_Short problem_:
Please transcribe the listing below in full and word for word, without its pictures.

_Supplied information_:
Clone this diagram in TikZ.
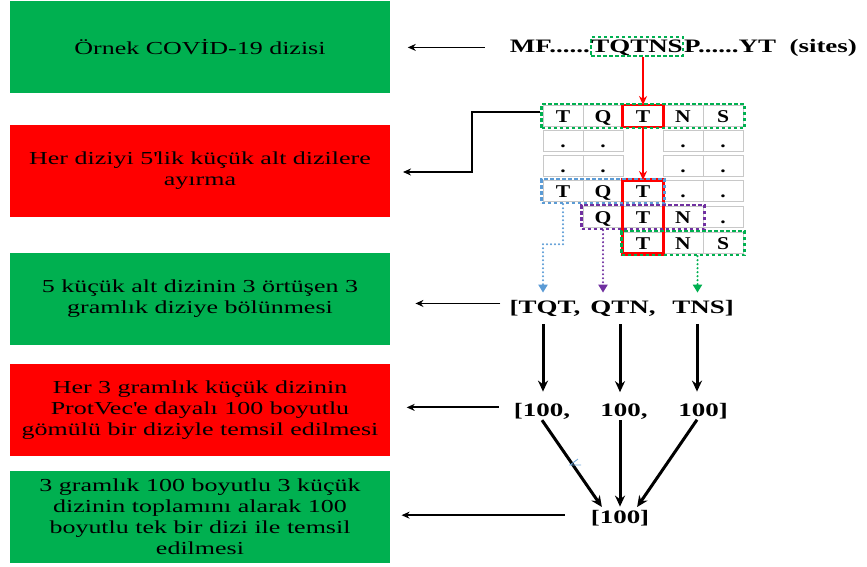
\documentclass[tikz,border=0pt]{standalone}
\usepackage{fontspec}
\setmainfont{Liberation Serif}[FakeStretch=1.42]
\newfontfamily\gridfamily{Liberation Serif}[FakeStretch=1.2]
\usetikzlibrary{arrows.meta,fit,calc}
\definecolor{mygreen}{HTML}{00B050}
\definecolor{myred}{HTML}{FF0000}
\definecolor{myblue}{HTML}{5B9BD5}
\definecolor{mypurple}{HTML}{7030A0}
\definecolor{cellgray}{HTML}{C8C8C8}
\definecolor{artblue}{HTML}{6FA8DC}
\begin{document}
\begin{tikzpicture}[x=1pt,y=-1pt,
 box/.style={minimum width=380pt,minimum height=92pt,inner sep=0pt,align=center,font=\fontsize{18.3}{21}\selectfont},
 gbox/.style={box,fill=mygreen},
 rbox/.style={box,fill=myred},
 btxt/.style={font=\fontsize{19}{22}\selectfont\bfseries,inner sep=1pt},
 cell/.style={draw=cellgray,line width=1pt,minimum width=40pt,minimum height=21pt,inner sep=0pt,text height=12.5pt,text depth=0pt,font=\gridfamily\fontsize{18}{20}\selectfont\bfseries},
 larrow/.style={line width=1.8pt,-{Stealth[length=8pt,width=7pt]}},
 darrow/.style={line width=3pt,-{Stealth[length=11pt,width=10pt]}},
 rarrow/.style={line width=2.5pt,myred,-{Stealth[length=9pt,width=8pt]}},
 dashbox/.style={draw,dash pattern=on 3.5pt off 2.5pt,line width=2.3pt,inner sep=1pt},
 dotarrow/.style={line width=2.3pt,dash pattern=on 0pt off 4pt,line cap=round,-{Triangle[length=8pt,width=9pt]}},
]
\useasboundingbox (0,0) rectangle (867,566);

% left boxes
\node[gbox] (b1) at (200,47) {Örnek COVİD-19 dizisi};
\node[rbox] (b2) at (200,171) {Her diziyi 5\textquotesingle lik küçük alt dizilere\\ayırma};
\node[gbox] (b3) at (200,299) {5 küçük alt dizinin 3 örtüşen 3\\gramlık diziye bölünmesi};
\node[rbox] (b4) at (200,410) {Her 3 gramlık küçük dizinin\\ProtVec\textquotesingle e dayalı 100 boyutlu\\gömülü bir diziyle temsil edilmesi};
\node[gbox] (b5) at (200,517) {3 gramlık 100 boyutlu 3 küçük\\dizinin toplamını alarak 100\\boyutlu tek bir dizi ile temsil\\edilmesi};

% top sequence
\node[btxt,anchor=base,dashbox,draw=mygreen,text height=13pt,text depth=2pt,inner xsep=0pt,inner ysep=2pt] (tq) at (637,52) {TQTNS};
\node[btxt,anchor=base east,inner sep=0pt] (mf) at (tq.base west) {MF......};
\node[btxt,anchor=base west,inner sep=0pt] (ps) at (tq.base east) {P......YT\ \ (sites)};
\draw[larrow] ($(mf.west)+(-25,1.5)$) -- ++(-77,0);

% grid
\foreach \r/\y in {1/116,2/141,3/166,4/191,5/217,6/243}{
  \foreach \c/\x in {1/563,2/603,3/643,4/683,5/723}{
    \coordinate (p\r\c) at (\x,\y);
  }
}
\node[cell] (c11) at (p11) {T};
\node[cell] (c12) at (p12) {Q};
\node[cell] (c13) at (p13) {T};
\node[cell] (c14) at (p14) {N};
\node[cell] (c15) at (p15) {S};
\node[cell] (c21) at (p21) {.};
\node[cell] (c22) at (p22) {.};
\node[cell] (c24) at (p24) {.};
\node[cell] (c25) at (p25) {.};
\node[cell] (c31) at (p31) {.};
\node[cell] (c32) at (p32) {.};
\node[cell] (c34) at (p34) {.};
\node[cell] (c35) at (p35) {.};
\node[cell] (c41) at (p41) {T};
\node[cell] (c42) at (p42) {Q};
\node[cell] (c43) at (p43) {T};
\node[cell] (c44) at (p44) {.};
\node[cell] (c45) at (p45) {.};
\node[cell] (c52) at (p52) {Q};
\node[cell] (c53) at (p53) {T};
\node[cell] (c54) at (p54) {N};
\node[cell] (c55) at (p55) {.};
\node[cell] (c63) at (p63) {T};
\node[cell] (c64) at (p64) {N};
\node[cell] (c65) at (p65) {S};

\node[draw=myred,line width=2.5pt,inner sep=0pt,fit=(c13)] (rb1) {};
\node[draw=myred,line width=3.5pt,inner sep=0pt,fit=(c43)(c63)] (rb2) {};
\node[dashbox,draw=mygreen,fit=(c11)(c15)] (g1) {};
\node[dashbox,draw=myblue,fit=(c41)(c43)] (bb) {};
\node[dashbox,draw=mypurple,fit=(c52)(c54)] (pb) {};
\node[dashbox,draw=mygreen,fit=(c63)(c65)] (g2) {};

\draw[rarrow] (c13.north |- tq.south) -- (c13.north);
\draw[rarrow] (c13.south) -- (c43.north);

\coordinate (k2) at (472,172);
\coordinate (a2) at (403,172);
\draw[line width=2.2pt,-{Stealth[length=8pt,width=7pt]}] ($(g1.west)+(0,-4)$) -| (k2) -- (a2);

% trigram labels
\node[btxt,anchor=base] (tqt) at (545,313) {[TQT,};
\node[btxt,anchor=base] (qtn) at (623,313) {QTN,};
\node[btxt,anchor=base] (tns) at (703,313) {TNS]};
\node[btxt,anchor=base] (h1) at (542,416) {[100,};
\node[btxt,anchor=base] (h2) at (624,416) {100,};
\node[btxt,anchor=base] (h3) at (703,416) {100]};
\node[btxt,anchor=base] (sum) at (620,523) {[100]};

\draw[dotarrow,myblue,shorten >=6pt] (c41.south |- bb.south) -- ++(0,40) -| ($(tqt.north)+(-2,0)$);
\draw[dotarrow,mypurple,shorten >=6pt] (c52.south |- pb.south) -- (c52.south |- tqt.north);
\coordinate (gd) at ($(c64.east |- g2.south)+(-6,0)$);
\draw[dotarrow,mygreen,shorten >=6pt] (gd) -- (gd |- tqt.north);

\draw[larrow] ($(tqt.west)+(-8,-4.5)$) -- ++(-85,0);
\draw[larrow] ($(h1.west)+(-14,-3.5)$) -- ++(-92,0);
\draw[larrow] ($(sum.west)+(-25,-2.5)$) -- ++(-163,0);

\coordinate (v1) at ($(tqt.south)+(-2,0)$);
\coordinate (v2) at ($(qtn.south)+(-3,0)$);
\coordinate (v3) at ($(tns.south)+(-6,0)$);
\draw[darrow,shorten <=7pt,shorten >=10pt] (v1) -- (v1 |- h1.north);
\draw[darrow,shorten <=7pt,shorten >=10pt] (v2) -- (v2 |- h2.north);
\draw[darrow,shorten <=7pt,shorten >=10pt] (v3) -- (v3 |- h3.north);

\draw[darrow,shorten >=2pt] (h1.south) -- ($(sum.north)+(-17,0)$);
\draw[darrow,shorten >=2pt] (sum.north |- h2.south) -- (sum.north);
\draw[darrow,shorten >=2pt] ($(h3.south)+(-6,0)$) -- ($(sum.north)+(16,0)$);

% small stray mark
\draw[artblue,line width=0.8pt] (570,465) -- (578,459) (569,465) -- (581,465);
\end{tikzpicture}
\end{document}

_Answer for the task_:
Clone this diagram in TikZ.
\documentclass[tikz,border=0pt]{standalone}
\usepackage{fontspec}
\setmainfont{Liberation Serif}[FakeStretch=1.42]
\newfontfamily\gridfamily{Liberation Serif}[FakeStretch=1.2]
\usetikzlibrary{arrows.meta,fit,calc}
\definecolor{mygreen}{HTML}{00B050}
\definecolor{myred}{HTML}{FF0000}
\definecolor{myblue}{HTML}{5B9BD5}
\definecolor{mypurple}{HTML}{7030A0}
\definecolor{cellgray}{HTML}{C8C8C8}
\definecolor{artblue}{HTML}{6FA8DC}
\begin{document}
\begin{tikzpicture}[x=1pt,y=-1pt,
 box/.style={minimum width=380pt,minimum height=92pt,inner sep=0pt,align=center,font=\fontsize{18.3}{21}\selectfont},
 gbox/.style={box,fill=mygreen},
 rbox/.style={box,fill=myred},
 btxt/.style={font=\fontsize{19}{22}\selectfont\bfseries,inner sep=1pt},
 cell/.style={draw=cellgray,line width=1pt,minimum width=40pt,minimum height=21pt,inner sep=0pt,text height=12.5pt,text depth=0pt,font=\gridfamily\fontsize{18}{20}\selectfont\bfseries},
 larrow/.style={line width=1.8pt,-{Stealth[length=8pt,width=7pt]}},
 darrow/.style={line width=3pt,-{Stealth[length=11pt,width=10pt]}},
 rarrow/.style={line width=2.5pt,myred,-{Stealth[length=9pt,width=8pt]}},
 dashbox/.style={draw,dash pattern=on 3.5pt off 2.5pt,line width=2.3pt,inner sep=1pt},
 dotarrow/.style={line width=2.3pt,dash pattern=on 0pt off 4pt,line cap=round,-{Triangle[length=8pt,width=9pt]}},
]
\useasboundingbox (0,0) rectangle (867,566);

% left boxes
\node[gbox] (b1) at (200,47) {Örnek COVİD-19 dizisi};
\node[rbox] (b2) at (200,171) {Her diziyi 5\textquotesingle lik küçük alt dizilere\\ayırma};
\node[gbox] (b3) at (200,299) {5 küçük alt dizinin 3 örtüşen 3\\gramlık diziye bölünmesi};
\node[rbox] (b4) at (200,410) {Her 3 gramlık küçük dizinin\\ProtVec\textquotesingle e dayalı 100 boyutlu\\gömülü bir diziyle temsil edilmesi};
\node[gbox] (b5) at (200,517) {3 gramlık 100 boyutlu 3 küçük\\dizinin toplamını alarak 100\\boyutlu tek bir dizi ile temsil\\edilmesi};

% top sequence
\node[btxt,anchor=base,dashbox,draw=mygreen,text height=13pt,text depth=2pt,inner xsep=0pt,inner ysep=2pt] (tq) at (637,52) {TQTNS};
\node[btxt,anchor=base east,inner sep=0pt] (mf) at (tq.base west) {MF......};
\node[btxt,anchor=base west,inner sep=0pt] (ps) at (tq.base east) {P......YT\ \ (sites)};
\draw[larrow] ($(mf.west)+(-25,1.5)$) -- ++(-77,0);

% grid
\foreach \r/\y in {1/116,2/141,3/166,4/191,5/217,6/243}{
  \foreach \c/\x in {1/563,2/603,3/643,4/683,5/723}{
    \coordinate (p\r\c) at (\x,\y);
  }
}
\node[cell] (c11) at (p11) {T};
\node[cell] (c12) at (p12) {Q};
\node[cell] (c13) at (p13) {T};
\node[cell] (c14) at (p14) {N};
\node[cell] (c15) at (p15) {S};
\node[cell] (c21) at (p21) {.};
\node[cell] (c22) at (p22) {.};
\node[cell] (c24) at (p24) {.};
\node[cell] (c25) at (p25) {.};
\node[cell] (c31) at (p31) {.};
\node[cell] (c32) at (p32) {.};
\node[cell] (c34) at (p34) {.};
\node[cell] (c35) at (p35) {.};
\node[cell] (c41) at (p41) {T};
\node[cell] (c42) at (p42) {Q};
\node[cell] (c43) at (p43) {T};
\node[cell] (c44) at (p44) {.};
\node[cell] (c45) at (p45) {.};
\node[cell] (c52) at (p52) {Q};
\node[cell] (c53) at (p53) {T};
\node[cell] (c54) at (p54) {N};
\node[cell] (c55) at (p55) {.};
\node[cell] (c63) at (p63) {T};
\node[cell] (c64) at (p64) {N};
\node[cell] (c65) at (p65) {S};

\node[draw=myred,line width=2.5pt,inner sep=0pt,fit=(c13)] (rb1) {};
\node[draw=myred,line width=3.5pt,inner sep=0pt,fit=(c43)(c63)] (rb2) {};
\node[dashbox,draw=mygreen,fit=(c11)(c15)] (g1) {};
\node[dashbox,draw=myblue,fit=(c41)(c43)] (bb) {};
\node[dashbox,draw=mypurple,fit=(c52)(c54)] (pb) {};
\node[dashbox,draw=mygreen,fit=(c63)(c65)] (g2) {};

\draw[rarrow] (c13.north |- tq.south) -- (c13.north);
\draw[rarrow] (c13.south) -- (c43.north);

\coordinate (k2) at (472,172);
\coordinate (a2) at (403,172);
\draw[line width=2.2pt,-{Stealth[length=8pt,width=7pt]}] ($(g1.west)+(0,-4)$) -| (k2) -- (a2);

% trigram labels
\node[btxt,anchor=base] (tqt) at (545,313) {[TQT,};
\node[btxt,anchor=base] (qtn) at (623,313) {QTN,};
\node[btxt,anchor=base] (tns) at (703,313) {TNS]};
\node[btxt,anchor=base] (h1) at (542,416) {[100,};
\node[btxt,anchor=base] (h2) at (624,416) {100,};
\node[btxt,anchor=base] (h3) at (703,416) {100]};
\node[btxt,anchor=base] (sum) at (620,523) {[100]};

\draw[dotarrow,myblue,shorten >=6pt] (c41.south |- bb.south) -- ++(0,40) -| ($(tqt.north)+(-2,0)$);
\draw[dotarrow,mypurple,shorten >=6pt] (c52.south |- pb.south) -- (c52.south |- tqt.north);
\coordinate (gd) at ($(c64.east |- g2.south)+(-6,0)$);
\draw[dotarrow,mygreen,shorten >=6pt] (gd) -- (gd |- tqt.north);

\draw[larrow] ($(tqt.west)+(-8,-4.5)$) -- ++(-85,0);
\draw[larrow] ($(h1.west)+(-14,-3.5)$) -- ++(-92,0);
\draw[larrow] ($(sum.west)+(-25,-2.5)$) -- ++(-163,0);

\coordinate (v1) at ($(tqt.south)+(-2,0)$);
\coordinate (v2) at ($(qtn.south)+(-3,0)$);
\coordinate (v3) at ($(tns.south)+(-6,0)$);
\draw[darrow,shorten <=7pt,shorten >=10pt] (v1) -- (v1 |- h1.north);
\draw[darrow,shorten <=7pt,shorten >=10pt] (v2) -- (v2 |- h2.north);
\draw[darrow,shorten <=7pt,shorten >=10pt] (v3) -- (v3 |- h3.north);

\draw[darrow,shorten >=2pt] (h1.south) -- ($(sum.north)+(-17,0)$);
\draw[darrow,shorten >=2pt] (sum.north |- h2.south) -- (sum.north);
\draw[darrow,shorten >=2pt] ($(h3.south)+(-6,0)$) -- ($(sum.north)+(16,0)$);

% small stray mark
\draw[artblue,line width=0.8pt] (570,465) -- (578,459) (569,465) -- (581,465);
\end{tikzpicture}
\end{document}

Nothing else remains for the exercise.